Similar to “Twilight,” but featuring aliens instead of vampires, “The Host” follows the story of a young woman torn between two men in a supernatural setting. In “The Host,” hostile aliens, who are called “souls,” have taken over their human hosts and have erased their memories to the point that humanity has practically become extinct. Earth has been invaded, but the souls mean no harm.
“The earth is at peace. There is no hunger. There is no violence. The environment is healed. Honesty, courtesy and kindness are practiced by all. Our world has never been more perfect. Only, it is no longer our world.”
There are a few humans left and one of them, a young woman named Melanie Stryder (Saoirse Ronan), is on the run with her little brother, when she is captured by the enemy. The story begins here, when a soul named Wanderer (also played by Saoirse Ronan) is put into Melanie’s body. Another soul, called the Seeker (Diane Kruger), gives Wanderer the task of diving into Melanie’s memories to track down the location of the human resistance. But Melanie fights back, forging an unlikely alliance between two minds in the same body.

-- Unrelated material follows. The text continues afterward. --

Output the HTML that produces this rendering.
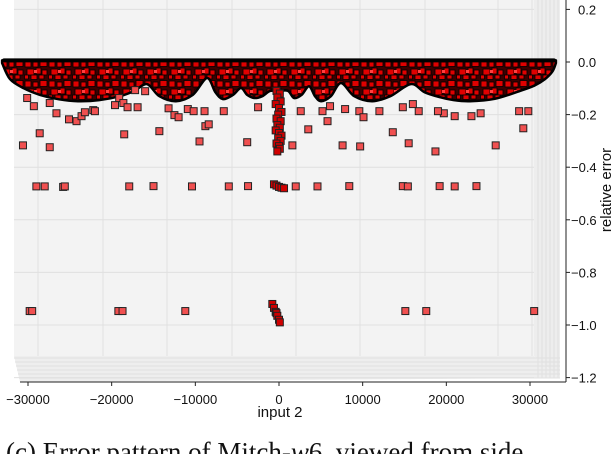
<!DOCTYPE html>
<html><head><meta charset="utf-8"><style>
body{margin:0;background:#fff;width:614px;height:454px;overflow:hidden;font-family:"Liberation Sans",sans-serif}
svg{display:block}
</style></head><body>
<svg id="chart" width="614" height="454" viewBox="0 0 614 454" xmlns="http://www.w3.org/2000/svg">
<defs>
<pattern id="sq" width="24" height="20" patternUnits="userSpaceOnUse">
<rect width="24" height="20" fill="#3a0000"/>
<g fill="#e00000" stroke="#000" stroke-width="0.8">
<rect x="1" y="1" width="6" height="6"/>
<rect x="9" y="2" width="5" height="5"/>
<rect x="16" y="0.5" width="7" height="6"/>
<rect x="3" y="9" width="7" height="6"/>
<rect x="12" y="8" width="5" height="6"/>
<rect x="18" y="10" width="5" height="5"/>
<rect x="0.5" y="15" width="4" height="4"/>
<rect x="7" y="15" width="6" height="4.5"/>
<rect x="15" y="15" width="5" height="4"/>
</g>
<rect x="10" y="10" width="3" height="3" fill="#ff4040"/>
</pattern>
</defs>
<g>
<rect x="14" y="0" width="520" height="356" fill="#f3f3f3"/>
<polygon points="534,0 560,-6 560,378 534,356" fill="#ededed"/>
<polygon points="14,356 534,356 560,378 20,382" fill="#eeeeee"/>
</g>
<g id="grid" stroke="#e0e0e0" stroke-width="1"></g>
<g id="band"></g>
<g id="pts"></g>
<g id="axes"></g>
<text x="280" y="417" font-size="15" text-anchor="middle" fill="#111">input 2</text>
<text transform="translate(611,190) rotate(-90)" font-size="15" text-anchor="middle" fill="#111">relative error</text>
<text x="6" y="461" font-family="'Liberation Serif',serif" font-size="27" fill="#111">(c) Error pattern of Mitch-<tspan font-style="italic">w</tspan>6, viewed from side</text>
</svg>
<script>
const xTicks=[-30000,-20000,-10000,0,10000,20000,30000];
const zTicks=[0.2,0.0,-0.2,-0.4,-0.6,-0.8,-1.0,-1.2];
const envX=[-33100,-32150,-30500,-28560,-26300,-24020,-21500,-19000,-17300,-15770,-14300,-12310,-10300,-8600,-7600,-6690,-5500,-4540,-3800,-2990,-2000,-1080,0,1080,1800,2700,3590,4300,5020,6200,7410,9000,11110,13300,15770,17400,19240,20900,22820,25800,28800,30500,31790,32700,33100];
const envZ=[-0.004,-0.065,-0.1,-0.125,-0.142,-0.149,-0.145,-0.13,-0.11,-0.084,-0.13,-0.149,-0.125,-0.061,-0.115,-0.141,-0.125,-0.099,-0.125,-0.137,-0.13,-0.11,-0.11,-0.11,-0.137,-0.125,-0.092,-0.13,-0.149,-0.13,-0.08,-0.13,-0.149,-0.13,-0.084,-0.115,-0.134,-0.145,-0.149,-0.14,-0.11,-0.09,-0.065,-0.035,-0.004];
const outX=[-30100,-29300,-27400,-28600,-30600,-27400,-26600,-25100,-24200,-23600,-23200,-22200,-22000,-19600,-19100,-18600,-18100,-17200,-16900,-16000,-13200,-12500,-12000,-10900,-10200,-8900,-8800,-8400,-6600,-2500,-3800,1600,2600,3500,5200,5800,6100,7600,7900,9600,10100,12000,13600,14800,16000,16700,19700,21000,23000,24100,25900,28700,29200,29800,-14300,-18500,-9500,9700,15500,18700,19000,
-29000,-28000,-25800,-25600,-17900,-15000,-10400,-6000,-3700,2000,4600,8400,14800,15400,19200,21000,23600,
-29800,-29500,-19200,-18700,-11200,15100,17600,30500];
const outZ=[-0.137,-0.168,-0.156,-0.271,-0.317,-0.324,-0.195,-0.218,-0.225,-0.206,-0.191,-0.183,-0.187,-0.164,-0.137,-0.156,-0.172,-0.107,-0.172,-0.111,-0.176,-0.202,-0.21,-0.179,-0.187,-0.187,-0.244,-0.237,-0.187,-0.172,-0.305,-0.317,-0.187,-0.256,-0.187,-0.225,-0.168,-0.317,-0.179,-0.187,-0.21,-0.187,-0.267,-0.172,-0.16,-0.187,-0.195,-0.206,-0.206,-0.195,-0.317,-0.187,-0.252,-0.187,-0.263,-0.275,-0.302,-0.321,-0.309,-0.34,-0.187,
-0.473,-0.473,-0.475,-0.473,-0.473,-0.472,-0.473,-0.473,-0.472,-0.473,-0.473,-0.472,-0.472,-0.473,-0.472,-0.473,-0.472,
-0.947,-0.947,-0.947,-0.947,-0.947,-0.947,-0.947,-0.947];
const spikeX=[-300,100,-200,200,-400,0,300,-100,-300,200,-200,100,-400,0,300,-100,200,-300,0,100,-200,-600,-300,0,300,600,-800,-600,-400,-300,-200,0,100];
const spikeZ=[-0.11,-0.12,-0.135,-0.15,-0.16,-0.175,-0.19,-0.2,-0.215,-0.225,-0.24,-0.25,-0.26,-0.27,-0.28,-0.29,-0.3,-0.31,-0.32,-0.33,-0.34,-0.465,-0.47,-0.475,-0.478,-0.48,-0.92,-0.935,-0.95,-0.955,-0.965,-0.98,-0.99];

const NS="http://www.w3.org/2000/svg";
const X=v=>279+v*251/30000;
const Z=v=>62-v*263;
function mk(tag,attrs,parent){const e=document.createElementNS(NS,tag);for(const k in attrs)e.setAttribute(k,attrs[k]);parent.appendChild(e);return e;}
const grid=document.getElementById('grid');
[38,103,167,232,296,360,425,498,532].forEach(gx=>{
 const l=mk('line',{x1:gx,y1:0,x2:gx,y2:356},grid);
 
 
});
zTicks.forEach(t=>{
 const l=mk('line',{x1:14,y1:Z(t),x2:534,y2:Z(t)},grid);
 
 
});
for(let i=0;i<6;i++){
 const l=mk('line',{x1:14+i,y1:358+i*4,x2:560,y2:358+i*4},grid);
 
 
 const r=mk('line',{x1:538+i*4,y1:-4,x2:538+i*4,y2:378},grid);
 
 
}
// band with smooth (Catmull-Rom) lower envelope
const band=document.getElementById('band');
const P=envX.map((x,i)=>[X(x),Z(envZ[i])]);
let d='M'+P[0][0].toFixed(1)+','+Z(0.006).toFixed(1)+' L'+P[0][0].toFixed(1)+','+P[0][1].toFixed(1);
for(let i=0;i<P.length-1;i++){
 const p0=P[Math.max(0,i-1)],p1=P[i],p2=P[i+1],p3=P[Math.min(P.length-1,i+2)];
 const c1=[p1[0]+(p2[0]-p0[0])/6,p1[1]+(p2[1]-p0[1])/6];
 const c2=[p2[0]-(p3[0]-p1[0])/6,p2[1]-(p3[1]-p1[1])/6];
 d+=' C'+c1[0].toFixed(1)+','+c1[1].toFixed(1)+' '+c2[0].toFixed(1)+','+c2[1].toFixed(1)+' '+p2[0].toFixed(1)+','+p2[1].toFixed(1);
}
d+=' L'+P[P.length-1][0].toFixed(1)+','+Z(0.006).toFixed(1)+' Z';
const bp=mk('path',{d:d,fill:'url(#sq)',stroke:'#000','stroke-width':2.5,'stroke-linejoin':'round'},band);


const tl=mk('line',{x1:X(envX[0])+2,y1:Z(0.006),x2:X(envX[envX.length-1])-2,y2:Z(0.006),stroke:'#000','stroke-width':4,'stroke-linecap':'round'},band);


// points
const pts=document.getElementById('pts');
function sq(x,z,fill,name){
 const r=mk('rect',{x:X(x)-3.5,y:Z(z)-3.5,width:7,height:7,fill:fill,stroke:'#222','stroke-width':1},pts);
 
 
}
for(let i=0;i<outX.length;i++)sq(outX[i],outZ[i],'#f05050','outlier-point');
for(let i=0;i<spikeX.length;i++)sq(spikeX[i],spikeZ[i],'#d00000','spike-point');
// axes
const ax=document.getElementById('axes');
const xl=mk('line',{x1:20,y1:382,x2:566,y2:382,stroke:'#222','stroke-width':1},ax);


const zl=mk('line',{x1:566,y1:0,x2:566,y2:382,stroke:'#222','stroke-width':1},ax);


xTicks.forEach(t=>{
 const tk=mk('line',{x1:X(t),y1:382,x2:X(t),y2:386,stroke:'#222'},ax);
 
 
 const tx=mk('text',{x:X(t),y:404,'font-size':13,'text-anchor':'middle',fill:'#111'},ax);
 
 
 tx.textContent=(t<0?'\u2212'+(-t):String(t));
});
zTicks.forEach(t=>{
 const tk=mk('line',{x1:566,y1:Z(t),x2:570,y2:Z(t),stroke:'#222'},ax);
 
 
 const tx=mk('text',{x:571,y:Z(t)+5,'font-size':13,fill:'#111'},ax);
 
 
 const s=Math.abs(t).toFixed(1);
 tx.textContent=(t<0?'\u2212':' ')+s;
 if(t>=0)tx.setAttribute('x',578);
});
</script>
</body></html>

Wanderer still has control over the body, but Melanie tries to break free with her mind. Her thoughts are voiced by Ronan and guide Wanderer to the hiding place of the humans, where Melanie’s lover Jared (Max Irons) and her little brother Jamie are. The leader of the resistance, Melanie’s uncle Jeb (William Hurt), is tasked with deciding Wanderer’s fate: kill her, or let her live. Jamie decides Wanderer gets to stay, because he realizes his sister is trapped inside the body Wanderer now controls. At first, uncle Jeb is suspicious of Wanderer, believing she lies to Jamie about Melanie still being alive inside her head, but after a while he, too, discovers the truth.
Wanderer begins to feel at home in the caves where the humans live. Her name is shortened to “Wanda” and a romance blooms between her and one of the humans, Ian (Jake Abel). Unfortunately, Wanda lives in Melanie’s body, and she still loves Jared. This complicated love-triangle is interrupted when the souls are close to discovering their hiding place and Wanda is forced to return to the dangers of the alien world.
“The Host” was released in 2013 to a hail of negative reviews from critics, who almost universally panned the film as “the worst of 2013.” Owen Gleiberman of Entertainment Weekly called the film “a dramatic sink-hole” and Manohlia Dargis of The New York Times thought “The Host” was “dopey, derivative and dull.” Based on the opinion of 28 film critics, “The Host” was given a very low 35 out of 100 on Metacritic. But why is “The Host” one of the worst films of 2013? Mainly, because the film does not do Meyer’s novel justice.